Written by Mickey Delp
Super Dodgeball grew out of the development of the game engine. I needed to test each routine as I wrote it. This game makes use of the sprite functions, animation, palate shifting, collision detection, displaying numbers, the controller interface, and sound. I gave the Super Dodgeball source code to the other developers as an example. The game is very simple, but surprisingly difficult and fun.
Designed by Erin Parr, Programmed by Mickey Delp
All sprites are hand drawn, then scanned and reduced. Each of the characters has it's own unique movement and animation. The map of the undersea world is edited in a spreadsheet which has letters to indicate the positions of objects and characters. The spreadsheet has formulas that convert the map to arrays that can be quickly copied and pasted into Processing to test the game.

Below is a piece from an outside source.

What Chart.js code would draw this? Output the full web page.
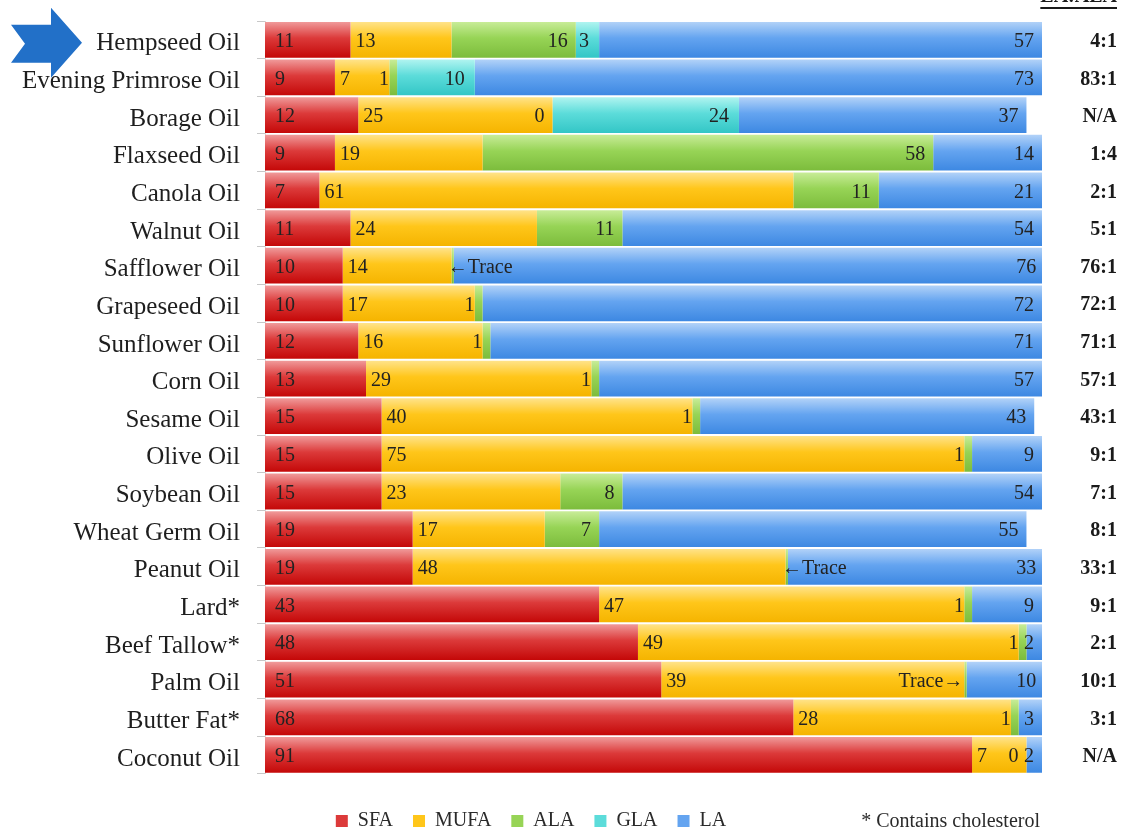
<!DOCTYPE html>
<html>
<head>
<meta charset="utf-8">
<script src="https://cdn.jsdelivr.net/npm/chart.js@4/dist/chart.umd.min.js"></script>
<style>
  html, body { margin: 0; padding: 0; background: #ffffff; }
  #wrap { width: 1126px; height: 834px; position: relative; }
</style>
</head>
<body>
<div id="wrap"><canvas id="chart" width="1126" height="834"></canvas></div>
<script>
// Fatty acid profile of common fats and oils (% of total fat)
const oils = ['Hempseed Oil', 'Evening Primrose Oil', 'Borage Oil', 'Flaxseed Oil', 'Canola Oil',
  'Walnut Oil', 'Safflower Oil', 'Grapeseed Oil', 'Sunflower Oil', 'Corn Oil', 'Sesame Oil',
  'Olive Oil', 'Soybean Oil', 'Wheat Germ Oil', 'Peanut Oil', 'Lard*', 'Beef Tallow*',
  'Palm Oil', 'Butter Fat*', 'Coconut Oil'];

// "Trace" amounts are drawn as a hairline sliver
const TRACE = 0.3;

const sfa  = [11, 9, 12, 9, 7, 11, 10, 10, 12, 13, 15, 15, 15, 19, 19, 43, 48, 51, 68, 91];
const mufa = [13, 7, 25, 19, 61, 24, 14, 17, 16, 29, 40, 75, 23, 17, 48, 47, 49, 39, 28, 7];
const ala  = [16, 1, 0, 58, 11, 11, TRACE, 1, 1, 1, 1, 1, 8, 7, TRACE, 1, 1, TRACE, 1, 0];
const gla  = [3, 10, 24, null, null, null, null, null, null, null, null, null, null, null, null, null, null, null, null, null];
const la   = [57, 73, 37, 14, 21, 54, 76, 72, 71, 57, 43, 9, 54, 55, 33, 9, 2, 10, 3, 2];

// LA : ALA ratio column
const ratios = ['4:1', '83:1', 'N/A', '1:4', '2:1', '5:1', '76:1', '72:1', '71:1', '57:1', '43:1',
  '9:1', '7:1', '8:1', '33:1', '9:1', '2:1', '10:1', '3:1', 'N/A'];

// Notes written in place of a number where ALA is only a trace
const traceNotes = { 6: '\u2190Trace', 14: '\u2190Trace', 17: 'Trace\u2192' };

const seriesNames = ['SFA', 'MUFA', 'ALA', 'GLA', 'LA'];
const ratioHeader = 'LA:ALA';
const footNote = '* Contains cholesterol';

const SERIF = '"Liberation Serif", "DejaVu Serif", serif';
const BAR_PCT = 0.95;

// light-top glossy gradient for each series
const palette = {
  SFA:  ['#f09a9a', '#dc3a3a', '#c40808'],
  MUFA: ['#ffe38a', '#ffc61a', '#f5b400'],
  ALA:  ['#c8ec98', '#97d456', '#7cbc3c'],
  GLA:  ['#b0f4f0', '#5cdcda', '#33c6c6'],
  LA:   ['#b2d2f8', '#64a4f0', '#3d88e2']
};

function gradientFor(name) {
  const stops = palette[name];
  return (ctx) => {
    const chart = ctx.chart;
    const y = chart.scales && chart.scales.y;
    if (ctx.type !== 'data' || !y || !isFinite(y.getPixelForValue(0))) return stops[1];
    const c = y.getPixelForValue(ctx.dataIndex);
    const h = Math.abs(y.getPixelForValue(1) - y.getPixelForValue(0)) * BAR_PCT;
    const g = chart.ctx.createLinearGradient(0, c - h / 2, 0, c + h / 2);
    g.addColorStop(0, stops[0]);
    g.addColorStop(0.45, stops[1]);
    g.addColorStop(1, stops[2]);
    return g;
  };
}

// where each series writes its value inside the segment
const labelSide = { SFA: ['start', 10], MUFA: ['start', 5], ALA: ['end', 8], GLA: ['end', 10], LA: ['end', 8] };

const valueLabels = {
  id: 'valueLabels',
  afterDatasetsDraw(chart) {
    const ctx = chart.ctx;
    ctx.save();
    ctx.font = '20px ' + SERIF;
    ctx.fillStyle = '#222';
    ctx.textBaseline = 'middle';
    chart.data.datasets.forEach((ds, di) => {
      const meta = chart.getDatasetMeta(di);
      const [side, pad] = labelSide[ds.label];
      meta.data.forEach((bar, i) => {
        const v = ds.data[i];
        if (v === null || v === undefined) return;
        const { x, base, y } = bar.getProps(['x', 'base', 'y'], true);
        const yy = y + 2;
        if (ds.label === 'ALA' && traceNotes[i]) {
          const note = traceNotes[i];
          if (note.startsWith('\u2190')) {
            ctx.textAlign = 'left';
            ctx.fillText(note, Math.max(x, base) - 6, yy);
          } else {
            ctx.textAlign = 'right';
            ctx.fillText(note, Math.min(x, base) - 1, yy);
          }
          return;
        }
        if (side === 'start') {
          ctx.textAlign = 'left';
          ctx.fillText(String(v), Math.min(x, base) + pad, yy);
        } else {
          ctx.textAlign = 'right';
          ctx.fillText(String(v), Math.max(x, base) - pad, yy);
        }
      });
    });
    ctx.restore();
  }
};

// ratio column, its header, the footnote and the pointer arrow
const extras = {
  id: 'extras',
  afterDraw(chart) {
    const ctx = chart.ctx;
    const y = chart.scales.y;
    const area = chart.chartArea;
    ctx.save();
    ctx.fillStyle = '#1a1a1a';
    ctx.font = 'bold 20px ' + SERIF;
    ctx.textAlign = 'right';
    ctx.textBaseline = 'middle';
    const colRight = area.right + 75;
    ratios.forEach((r, i) => ctx.fillText(r, colRight, y.getPixelForValue(i) + 2));

    // header, partly cut off by the top edge
    ctx.textBaseline = 'alphabetic';
    ctx.fillText(ratioHeader, colRight, 2);
    const hw = ctx.measureText(ratioHeader).width;
    ctx.fillRect(colRight - hw, 7, hw, 2);

    // footnote next to the legend
    const lg = chart.legend;
    if (lg && lg.legendHitBoxes && lg.legendHitBoxes.length) {
      const hb = lg.legendHitBoxes[0];
      ctx.font = '20px ' + SERIF;
      ctx.fillStyle = '#2a2a2a';
      ctx.textBaseline = 'middle';
      ctx.textAlign = 'right';
      ctx.fillText(footNote, area.right - 2, hb.top + hb.height / 2 + 1);
    }

    // blue pointer arrow beside the first row
    const cy = y.getPixelForValue(0) + 3;
    ctx.fillStyle = '#2270c8';
    ctx.beginPath();
    ctx.moveTo(11, cy - 18);
    ctx.lineTo(51, cy - 18);
    ctx.lineTo(51, cy - 35);
    ctx.lineTo(82, cy);
    ctx.lineTo(51, cy + 35);
    ctx.lineTo(51, cy + 20);
    ctx.lineTo(11, cy + 20);
    ctx.lineTo(25, cy + 1);
    ctx.closePath();
    ctx.fill();
    ctx.restore();
  }
};

const seriesData = { SFA: sfa, MUFA: mufa, ALA: ala, GLA: gla, LA: la };

new Chart(document.getElementById('chart'), {
  type: 'bar',
  data: {
    labels: oils,
    datasets: seriesNames.map((name) => ({
      label: name,
      data: seriesData[name],
      backgroundColor: gradientFor(name),
      borderWidth: 0,
      barPercentage: BAR_PCT,
      categoryPercentage: 1.0
    }))
  },
  options: {
    indexAxis: 'y',
    responsive: false,
    animation: false,
    layout: { padding: { left: 20, right: 84, top: 21, bottom: -7 } },
    scales: {
      x: { display: false, stacked: true, min: 0, max: 100 },
      y: {
        stacked: true,
        afterFit: (scale) => { scale.width = 245; scale.paddingTop = 0; scale.paddingBottom = 0; },
        grid: { display: true, drawOnChartArea: false, drawTicks: true, tickLength: 8, color: '#c8c8c8', offset: true },
        border: { display: true, color: '#d8d8d8' },
        ticks: { padding: 17, labelOffset: 4, color: '#1e1e1e', font: { family: SERIF, size: 25 } }
      }
    },
    plugins: {
      legend: {
        position: 'bottom',
        align: 'center',
        title: { display: true, text: ' ', font: { size: 1 }, padding: { top: 0, bottom: 16 } },
        labels: {
          boxWidth: 12,
          boxHeight: 12,
          padding: 20,
          color: '#2a2a2a',
          font: { family: SERIF, size: 20 },
          generateLabels: (chart) => seriesNames.map((name, i) => ({
            text: name,
            fillStyle: palette[name][1],
            strokeStyle: palette[name][1],
            fontColor: '#2a2a2a',
            lineWidth: 0,
            datasetIndex: i
          }))
        }
      },
      tooltip: { enabled: false }
    }
  },
  plugins: [valueLabels, extras]
});
</script>
</body>
</html>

Designed by Bradford Kinney, Programmed by Mickey Delp
Rainbow Collection is inspired by Choo-Choo Rocket. Two to four players can play simultaneously. It is very fast paced and frenetic.
Written by Kevin Welch
Fakeout is a Breakout-style game with some really interesting twists. To eliminate a brick, the ball has to be the same color. You set the color of the ball by switching the color of your paddle. You can rotate the bricks right or left to line them up with the ball. The game starts slow, but quickly gets super difficult. With each level, the paddle and bricks get smaller, the number of rows of bricks increases, and it gets faster. It is also the only game so far with a theme song.
Written by Kevin Sun
Kevin saw the Matrix at Juegos Rancheros and volunteered to write a game for it. He wrote a Rogue-like game. It is so authentic to the original text-based version, that the sprites are ASCII characters. This game is very creative. The retro esthetic is super cool, the movement and battle mechanic is very intuitive, and it is a blast to play.
Written by Randy Smith, Translated to C++ by Randy and Mickey
Randy also saw the Matrix at Juegos Rancheros and really dove into it! The game is a beautiful multi-level D&D style game for one to four players. This game is very deep. Each character and enemy has health, strength, and experience levels.